## REQUIREMENTS
Write out each line that follows exactly as it stands, without the pictures.
--- start SOURCE EXCERPT ---
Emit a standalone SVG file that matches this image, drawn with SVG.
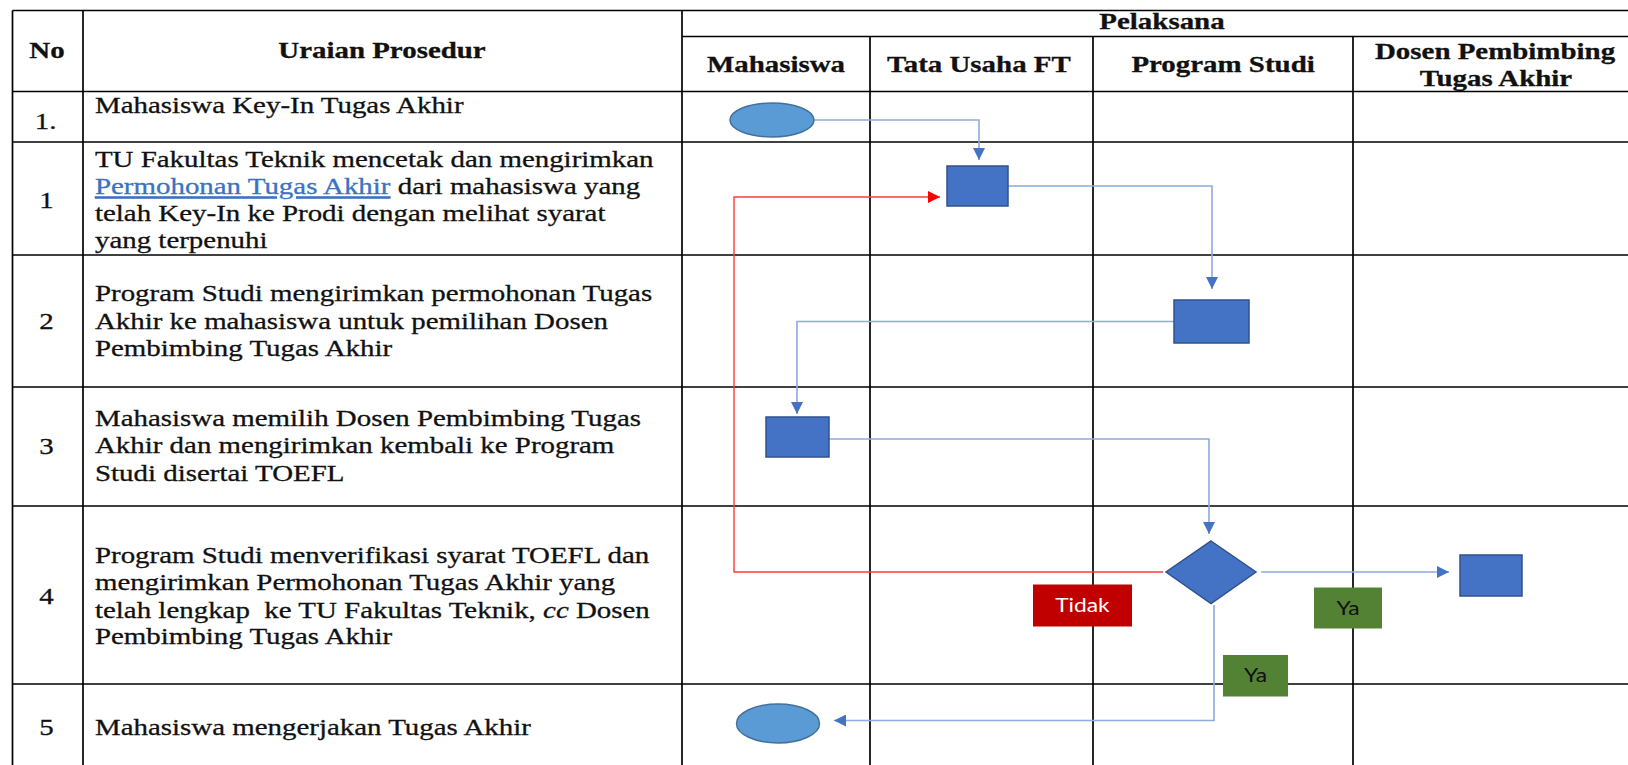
<svg xmlns="http://www.w3.org/2000/svg" width="1628" height="765" viewBox="0 0 1628 765">
<defs>
<style>
.grid{stroke:#000;stroke-width:1.7;fill:none}
.t{font-family:"Liberation Serif","Times New Roman",serif;font-size:24px;fill:#111;stroke:#111;stroke-width:0.3}
.b{font-weight:bold}
.c{text-anchor:middle}
.lbl{font-family:Lato,"Open Sans",sans-serif;font-size:19px;text-anchor:middle}
.box{fill:#4472C4;stroke:#2F528F;stroke-width:1.5}
.ell{fill:#5B9BD5;stroke:#41719C;stroke-width:1.5}
.con{fill:none;stroke:#8FAADC;stroke-width:1.6}
.red{fill:none;stroke:#FF3B3B;stroke-width:1.4}
</style>
<marker id="ab" markerUnits="userSpaceOnUse" markerWidth="12" markerHeight="12" viewBox="0 0 12 12" refX="12" refY="6" orient="auto">
<path d="M0,0 L12,6 L0,12 z" fill="#4472C4"/>
</marker>
<marker id="ar" markerUnits="userSpaceOnUse" markerWidth="12" markerHeight="12" viewBox="0 0 12 12" refX="12" refY="6" orient="auto">
<path d="M0,0 L12,6 L0,12 z" fill="#FF0000"/>
</marker>
</defs>
<rect width="1628" height="765" fill="#fff"/>

<g id="table">
<g class="grid">
<line x1="12.5" y1="10.5" x2="1628" y2="10.5"/>
<line x1="682" y1="36.5" x2="1628" y2="36.5"/>
<line x1="12.5" y1="91.5" x2="1628" y2="91.5"/>
<line x1="12.5" y1="142" x2="1628" y2="142"/>
<line x1="12.5" y1="255" x2="1628" y2="255"/>
<line x1="12.5" y1="387" x2="1628" y2="387"/>
<line x1="12.5" y1="506" x2="1628" y2="506"/>
<line x1="12.5" y1="684" x2="1628" y2="684"/>
<line x1="12.5" y1="10.5" x2="12.5" y2="765"/>
<line x1="83" y1="10.5" x2="83" y2="765"/>
<line x1="682" y1="10.5" x2="682" y2="765"/>
<line x1="870" y1="36.5" x2="870" y2="765"/>
<line x1="1093" y1="36.5" x2="1093" y2="765"/>
<line x1="1353" y1="36.5" x2="1353" y2="765"/>
</g>
<g transform="scale(1.205 1)">
<text class="t b c" x="39" y="58">No</text>
<text class="t b c" x="317" y="58">Uraian Prosedur</text>
<text class="t b c" x="964.3" y="29">Pelaksana</text>
<text class="t b c" x="644" y="72">Mahasiswa</text>
<text class="t b c" x="812.4" y="72">Tata Usaha FT</text>
<text class="t b c" x="1015" y="72">Program Studi</text>
<text class="t b c" x="1240.7" y="59">Dosen Pembimbing</text>
<text class="t b c" x="1241.5" y="86">Tugas Akhir</text>

<text class="t c" x="37.8" y="129">1.</text>
<text class="t" x="78.8" y="113">Mahasiswa Key-In Tugas Akhir</text>

<text class="t c" x="38.6" y="208">1</text>
<text class="t" x="78.8" y="167">TU Fakultas Teknik mencetak dan mengirimkan</text>
<text class="t" x="78.8" y="194.5"><tspan fill="#3A72C4" stroke="#3A72C4" text-decoration="underline">Permohonan Tugas Akhir</tspan> dari mahasiswa yang</text>
<text class="t" x="78.8" y="221.5">telah Key-In ke Prodi dengan melihat syarat</text>
<text class="t" x="78.8" y="248">yang terpenuhi</text>

<text class="t c" x="38.6" y="329">2</text>
<text class="t" x="78.8" y="301.5">Program Studi mengirimkan permohonan Tugas</text>
<text class="t" x="78.8" y="329">Akhir ke mahasiswa untuk pemilihan Dosen</text>
<text class="t" x="78.8" y="356">Pembimbing Tugas Akhir</text>

<text class="t c" x="38.6" y="454">3</text>
<text class="t" x="78.8" y="426">Mahasiswa memilih Dosen Pembimbing Tugas</text>
<text class="t" x="78.8" y="453.5">Akhir dan mengirimkan kembali ke Program</text>
<text class="t" x="78.8" y="481">Studi disertai TOEFL</text>

<text class="t c" x="38.6" y="604">4</text>
<text class="t" x="78.8" y="563.5">Program Studi menverifikasi syarat TOEFL dan</text>
<text class="t" x="78.8" y="590.5">mengirimkan Permohonan Tugas Akhir yang</text>
<text class="t" x="78.8" y="618" xml:space="preserve">telah lengkap  ke TU Fakultas Teknik, <tspan font-style="italic">cc</tspan> Dosen</text>
<text class="t" x="78.8" y="644.5">Pembimbing Tugas Akhir</text>

<text class="t c" x="38.6" y="735">5</text>
<text class="t" x="78.8" y="735">Mahasiswa mengerjakan Tugas Akhir</text>
</g>
</g>

<g id="connectors">
<polyline class="con" points="814,120 979,120 979,160" marker-end="url(#ab)"/>
<polyline class="con" points="1008,186 1212,186 1212,289" marker-end="url(#ab)"/>
<polyline class="con" points="1174,321.5 797,321.5 797,414" marker-end="url(#ab)"/>
<polyline class="con" points="829,439 1209,439 1209,534" marker-end="url(#ab)"/>
<polyline class="red" points="1163,572 734,572 734,197 940,197" marker-end="url(#ar)"/>
<polyline class="con" points="1261,572 1449,572" marker-end="url(#ab)"/>
<polyline class="con" points="1214,605 1214,720.5 834,720.5" marker-end="url(#ab)"/>
</g>

<g id="start"><ellipse class="ell" cx="772" cy="120" rx="42" ry="17"/></g>
<g id="tu-print"><rect class="box" x="947" y="166" width="61" height="40"/></g>
<g id="prodi-send"><rect class="box" x="1174" y="300" width="75" height="43"/></g>
<g id="mhs-choose"><rect class="box" x="766" y="417" width="63" height="40"/></g>
<g id="verify"><polygon class="box" points="1211,541 1256,572 1211,603.5 1166,572"/></g>
<g id="dosen"><rect class="box" x="1460" y="555" width="62" height="41"/></g>
<g id="end"><ellipse class="ell" cx="778" cy="723.5" rx="41.5" ry="19.5"/></g>

<g id="label-tidak">
<rect x="1033" y="584.5" width="99" height="42" fill="#C00000"/>
<text class="lbl" transform="scale(1.2 1)" x="902" y="612" fill="#fff">Tidak</text>
</g>
<g id="label-ya1">
<rect x="1314" y="587.5" width="68" height="41" fill="#548235"/>
<text class="lbl" transform="scale(1.2 1)" x="1123.3" y="615" fill="#111">Ya</text>
</g>
<g id="label-ya2">
<rect x="1223" y="655" width="65" height="41.5" fill="#548235"/>
<text class="lbl" transform="scale(1.2 1)" x="1046.3" y="682.5" fill="#111">Ya</text>
</g>
</svg>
--- end SOURCE EXCERPT ---
## ANSWER BELOW
Emit a standalone SVG file that matches this image, drawn with SVG.
<svg xmlns="http://www.w3.org/2000/svg" width="1628" height="765" viewBox="0 0 1628 765">
<defs>
<style>
.grid{stroke:#000;stroke-width:1.7;fill:none}
.t{font-family:"Liberation Serif","Times New Roman",serif;font-size:24px;fill:#111;stroke:#111;stroke-width:0.3}
.b{font-weight:bold}
.c{text-anchor:middle}
.lbl{font-family:Lato,"Open Sans",sans-serif;font-size:19px;text-anchor:middle}
.box{fill:#4472C4;stroke:#2F528F;stroke-width:1.5}
.ell{fill:#5B9BD5;stroke:#41719C;stroke-width:1.5}
.con{fill:none;stroke:#8FAADC;stroke-width:1.6}
.red{fill:none;stroke:#FF3B3B;stroke-width:1.4}
</style>
<marker id="ab" markerUnits="userSpaceOnUse" markerWidth="12" markerHeight="12" viewBox="0 0 12 12" refX="12" refY="6" orient="auto">
<path d="M0,0 L12,6 L0,12 z" fill="#4472C4"/>
</marker>
<marker id="ar" markerUnits="userSpaceOnUse" markerWidth="12" markerHeight="12" viewBox="0 0 12 12" refX="12" refY="6" orient="auto">
<path d="M0,0 L12,6 L0,12 z" fill="#FF0000"/>
</marker>
</defs>
<rect width="1628" height="765" fill="#fff"/>

<g id="table">
<g class="grid">
<line x1="12.5" y1="10.5" x2="1628" y2="10.5"/>
<line x1="682" y1="36.5" x2="1628" y2="36.5"/>
<line x1="12.5" y1="91.5" x2="1628" y2="91.5"/>
<line x1="12.5" y1="142" x2="1628" y2="142"/>
<line x1="12.5" y1="255" x2="1628" y2="255"/>
<line x1="12.5" y1="387" x2="1628" y2="387"/>
<line x1="12.5" y1="506" x2="1628" y2="506"/>
<line x1="12.5" y1="684" x2="1628" y2="684"/>
<line x1="12.5" y1="10.5" x2="12.5" y2="765"/>
<line x1="83" y1="10.5" x2="83" y2="765"/>
<line x1="682" y1="10.5" x2="682" y2="765"/>
<line x1="870" y1="36.5" x2="870" y2="765"/>
<line x1="1093" y1="36.5" x2="1093" y2="765"/>
<line x1="1353" y1="36.5" x2="1353" y2="765"/>
</g>
<g transform="scale(1.205 1)">
<text class="t b c" x="39" y="58">No</text>
<text class="t b c" x="317" y="58">Uraian Prosedur</text>
<text class="t b c" x="964.3" y="29">Pelaksana</text>
<text class="t b c" x="644" y="72">Mahasiswa</text>
<text class="t b c" x="812.4" y="72">Tata Usaha FT</text>
<text class="t b c" x="1015" y="72">Program Studi</text>
<text class="t b c" x="1240.7" y="59">Dosen Pembimbing</text>
<text class="t b c" x="1241.5" y="86">Tugas Akhir</text>

<text class="t c" x="37.8" y="129">1.</text>
<text class="t" x="78.8" y="113">Mahasiswa Key-In Tugas Akhir</text>

<text class="t c" x="38.6" y="208">1</text>
<text class="t" x="78.8" y="167">TU Fakultas Teknik mencetak dan mengirimkan</text>
<text class="t" x="78.8" y="194.5"><tspan fill="#3A72C4" stroke="#3A72C4" text-decoration="underline">Permohonan Tugas Akhir</tspan> dari mahasiswa yang</text>
<text class="t" x="78.8" y="221.5">telah Key-In ke Prodi dengan melihat syarat</text>
<text class="t" x="78.8" y="248">yang terpenuhi</text>

<text class="t c" x="38.6" y="329">2</text>
<text class="t" x="78.8" y="301.5">Program Studi mengirimkan permohonan Tugas</text>
<text class="t" x="78.8" y="329">Akhir ke mahasiswa untuk pemilihan Dosen</text>
<text class="t" x="78.8" y="356">Pembimbing Tugas Akhir</text>

<text class="t c" x="38.6" y="454">3</text>
<text class="t" x="78.8" y="426">Mahasiswa memilih Dosen Pembimbing Tugas</text>
<text class="t" x="78.8" y="453.5">Akhir dan mengirimkan kembali ke Program</text>
<text class="t" x="78.8" y="481">Studi disertai TOEFL</text>

<text class="t c" x="38.6" y="604">4</text>
<text class="t" x="78.8" y="563.5">Program Studi menverifikasi syarat TOEFL dan</text>
<text class="t" x="78.8" y="590.5">mengirimkan Permohonan Tugas Akhir yang</text>
<text class="t" x="78.8" y="618" xml:space="preserve">telah lengkap  ke TU Fakultas Teknik, <tspan font-style="italic">cc</tspan> Dosen</text>
<text class="t" x="78.8" y="644.5">Pembimbing Tugas Akhir</text>

<text class="t c" x="38.6" y="735">5</text>
<text class="t" x="78.8" y="735">Mahasiswa mengerjakan Tugas Akhir</text>
</g>
</g>

<g id="connectors">
<polyline class="con" points="814,120 979,120 979,160" marker-end="url(#ab)"/>
<polyline class="con" points="1008,186 1212,186 1212,289" marker-end="url(#ab)"/>
<polyline class="con" points="1174,321.5 797,321.5 797,414" marker-end="url(#ab)"/>
<polyline class="con" points="829,439 1209,439 1209,534" marker-end="url(#ab)"/>
<polyline class="red" points="1163,572 734,572 734,197 940,197" marker-end="url(#ar)"/>
<polyline class="con" points="1261,572 1449,572" marker-end="url(#ab)"/>
<polyline class="con" points="1214,605 1214,720.5 834,720.5" marker-end="url(#ab)"/>
</g>

<g id="start"><ellipse class="ell" cx="772" cy="120" rx="42" ry="17"/></g>
<g id="tu-print"><rect class="box" x="947" y="166" width="61" height="40"/></g>
<g id="prodi-send"><rect class="box" x="1174" y="300" width="75" height="43"/></g>
<g id="mhs-choose"><rect class="box" x="766" y="417" width="63" height="40"/></g>
<g id="verify"><polygon class="box" points="1211,541 1256,572 1211,603.5 1166,572"/></g>
<g id="dosen"><rect class="box" x="1460" y="555" width="62" height="41"/></g>
<g id="end"><ellipse class="ell" cx="778" cy="723.5" rx="41.5" ry="19.5"/></g>

<g id="label-tidak">
<rect x="1033" y="584.5" width="99" height="42" fill="#C00000"/>
<text class="lbl" transform="scale(1.2 1)" x="902" y="612" fill="#fff">Tidak</text>
</g>
<g id="label-ya1">
<rect x="1314" y="587.5" width="68" height="41" fill="#548235"/>
<text class="lbl" transform="scale(1.2 1)" x="1123.3" y="615" fill="#111">Ya</text>
</g>
<g id="label-ya2">
<rect x="1223" y="655" width="65" height="41.5" fill="#548235"/>
<text class="lbl" transform="scale(1.2 1)" x="1046.3" y="682.5" fill="#111">Ya</text>
</g>
</svg>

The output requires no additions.